Step 1 — GRUB parameter
sudo nano /etc/default/grub
# Change to:
GRUB_CMDLINE_LINUX_DEFAULT="quiet splash acpi_backlight=native"
sudo update-grub && sudo reboot
Step 2 — Install brightnessctl & grant permissions
sudo apt install brightnessctl
sudo usermod -aG video $USER
sudo chmod a+w /sys/class/backlight/amdgpu_bl2/brightness
brightnessctl -d amdgpu_bl2 set 70% # test — screen should dim
Step 3 — Persistent udev rule
ACTION=="add", SUBSYSTEM=="backlight", KERNEL=="amdgpu_bl2", RUN+="/bin/chmod a+w /sys/class/backlight/amdgpu_bl2/brightness"

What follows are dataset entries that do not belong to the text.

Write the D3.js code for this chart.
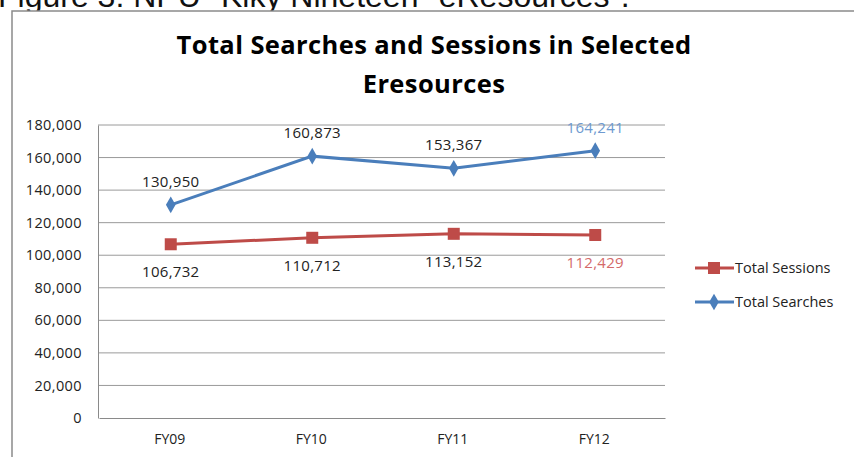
<!DOCTYPE html>
<html><head><meta charset="utf-8">
<script src="https://cdn.jsdelivr.net/npm/d3@7"></script>
<style>html,body{margin:0;padding:0;background:#fff;overflow:hidden}</style>
</head><body>
<svg id="c" width="854" height="457"></svg>
<script>
const categories = ["FY09", "FY10", "FY11", "FY12"];
const sessions = [106732, 110712, 113152, 112429];
const searches = [130950, 160873, 153367, 164241];
const yTicks = [0, 20000, 40000, 60000, 80000, 100000, 120000, 140000, 160000, 180000];
const seriesNames = ["Total Sessions", "Total Searches"];

const svg = d3.select("#c");
const font = "'Open Sans', sans-serif";
const blue = "#4A7EBB", red = "#BE4B48";

// caption cut off at top (as in the reference)
svg.append("text").attr("x", -2).attr("y", 7).attr("font-family", "Arial, 'Liberation Sans', sans-serif")
  .attr("font-size", 32).attr("fill", "#111").text("Figure 3: NPU \"Kiky Nineteen\" eResources\".");

// chart border
svg.append("rect").attr("x", 12).attr("y", 11).attr("width", 900).attr("height", 500)
  .attr("fill", "#fff").attr("stroke", "#8a8a8a").attr("stroke-width", 1.5);

// title
const title = svg.append("text").attr("text-anchor", "middle").attr("font-family", font)
  .attr("font-weight", "bold").attr("font-size", 25.5).attr("letter-spacing", 0.4).attr("fill", "#000");
title.append("tspan").attr("x", 434).attr("y", 54).text("Total Searches and Sessions in Selected");
title.append("tspan").attr("x", 434).attr("y", 93).text("Eresources");

const x = d3.scalePoint().domain(categories).range([170.75, 595.25]);
const xBand = d3.scaleBand().domain(categories).range([99, 665]);
const y = d3.scaleLinear().domain([0, 180000]).range([418, 125]);

// gridlines
svg.append("g").selectAll("line").data(yTicks.filter(d => d > 0)).join("line")
  .attr("x1", 98).attr("x2", 665).attr("y1", d => y(d)).attr("y2", d => y(d))
  .attr("stroke", "#9a9a9a").attr("stroke-width", 1);

// y axis
const yAxis = svg.append("g").attr("transform", "translate(98,0)")
  .call(d3.axisLeft(y).tickValues(yTicks).tickSize(0).tickPadding(16).tickFormat(d3.format(",")));
yAxis.select(".domain").attr("stroke", "#8a8a8a").attr("stroke-width", 1);
yAxis.selectAll("text").attr("font-family", font).attr("font-size", 14.5).attr("letter-spacing", 0.4).attr("fill", "#222");

// x axis
const xAxis = svg.append("g").attr("transform", "translate(0,418)")
  .call(d3.axisBottom(xBand).tickSize(0).tickPadding(16));
xAxis.select(".domain").attr("stroke", "#8a8a8a").attr("stroke-width", 1.2);
xAxis.selectAll("text").attr("font-family", font).attr("font-size", 14).attr("fill", "#222");

const line = d3.line().x((d, i) => x(categories[i])).y(d => y(d));

// sessions
svg.append("path").datum(sessions).attr("d", line).attr("fill", "none").attr("stroke", red).attr("stroke-width", 3);
svg.append("g").selectAll("rect").data(sessions).join("rect")
  .attr("x", (d, i) => x(categories[i]) - 6).attr("y", d => y(d) - 6)
  .attr("width", 12).attr("height", 12).attr("fill", red);
// searches
svg.append("path").datum(searches).attr("d", line).attr("fill", "none").attr("stroke", blue).attr("stroke-width", 3);
const diamond = d3.symbol().type(d3.symbolDiamond).size(80);
svg.append("g").selectAll("path").data(searches).join("path")
  .attr("d", diamond).attr("transform", (d, i) => `translate(${x(categories[i])},${y(d)})`).attr("fill", blue);

// labels
svg.append("g").selectAll("text").data(searches).join("text")
  .attr("x", (d, i) => x(categories[i])).attr("y", d => y(d) - 18)
  .attr("text-anchor", "middle").attr("font-family", font).attr("font-size", 15).attr("letter-spacing", 0.3)
  .attr("fill", (d, i) => i === 3 ? "#6E9AD0" : "#222").text(d => d3.format(",")(d));
svg.append("g").selectAll("text").data(sessions).join("text")
  .attr("x", (d, i) => x(categories[i])).attr("y", d => y(d) + 33)
  .attr("text-anchor", "middle").attr("font-family", font).attr("font-size", 15).attr("letter-spacing", 0.3)
  .attr("fill", (d, i) => i === 3 ? "#D46A6A" : "#222").text(d => d3.format(",")(d));

// legend
const leg = svg.append("g");
const legY = [268, 302];
const legCol = [red, blue];
seriesNames.forEach((n, i) => {
  leg.append("line").attr("x1", 695).attr("x2", 734).attr("y1", legY[i]).attr("y2", legY[i])
    .attr("stroke", legCol[i]).attr("stroke-width", 3);
  if (i === 0) leg.append("rect").attr("x", 708).attr("y", legY[i] - 6).attr("width", 12).attr("height", 12).attr("fill", red);
  else leg.append("path").attr("d", diamond).attr("transform", `translate(714,${legY[i]})`).attr("fill", blue);
  leg.append("text").attr("x", 735).attr("y", legY[i] + 5).attr("font-family", font).attr("font-size", 14.5)
    .attr("fill", "#222").text(n);
});
</script>
</body></html>
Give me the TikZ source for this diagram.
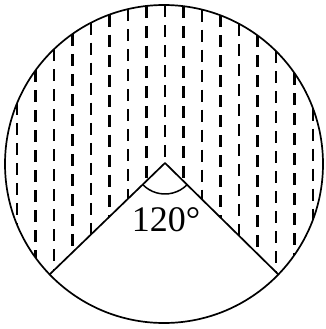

sudo udevadm control --reload-rules && sudo udevadm trigger
Step 4 — acpid for Fn brightness keys
sudo apt install acpid && sudo systemctl enable acpid --now
# /etc/acpi/events/brightness
event=video/brightnessup
action=/etc/acpi/brightness.sh up
# /etc/acpi/events/brightnessdown
event=video/brightnessdown
action=/etc/acpi/brightness.sh down
# /etc/acpi/brightness.sh
#!/bin/bash
if [ "$1" = "up" ]; then
brightnessctl -d amdgpu_bl2 set +10%
elif [ "$1" = "down" ]; then
brightnessctl -d amdgpu_bl2 set 10%-
fi
sudo chmod +x /etc/acpi/brightness.sh
sudo systemctl restart acpid
# Fn+F7 (down) and Fn+F8 (up) now work
ROG Control Center GUI
The default rog-control-center build crashes on Ubuntu 24.04 because
$WAYLAND_DISPLAY is empty (X11 session). It needs to be rebuilt with the X11 feature flag.
rog-control-center
# Error: neither WAYLAND_DISPLAY nor WAYLAND_SOCKET is set
# note: enable the winit/x11 feature to support X11
# Aborted (core dumped)
Use --features "x11" — NOT --features "winit/x11". The second form fails with
"package does not contain this feature". The x11 flag maps to slint/backend-winit-x11
internally.
# Install X11 dev libraries
sudo apt install libx11-dev libxrandr-dev libxcursor-dev \
libxi-dev libxinerama-dev
# Rebuild with X11 feature
cd ~/Downloads/asusctl
cargo build --release --features "x11" -p rog-control-center
sudo cp target/release/rog-control-center /usr/bin/rog-control-center
# Launch
DISPLAY=:1 rog-control-center
Verified working system
Getting the RTX 5060 Blackwell working on Ubuntu 24.04 requires knowing where the landmines are — the driver order of operations, the missing PPA, three backlight devices GNOME ignores, and a ROG Control Center build that crashes out of the box. This guide hits all of them. With Hybrid mode, an 80% charge limit, and PyTorch on CUDA 12.8, this G14 runs full training jobs at the library just as well as a dedicated workstation.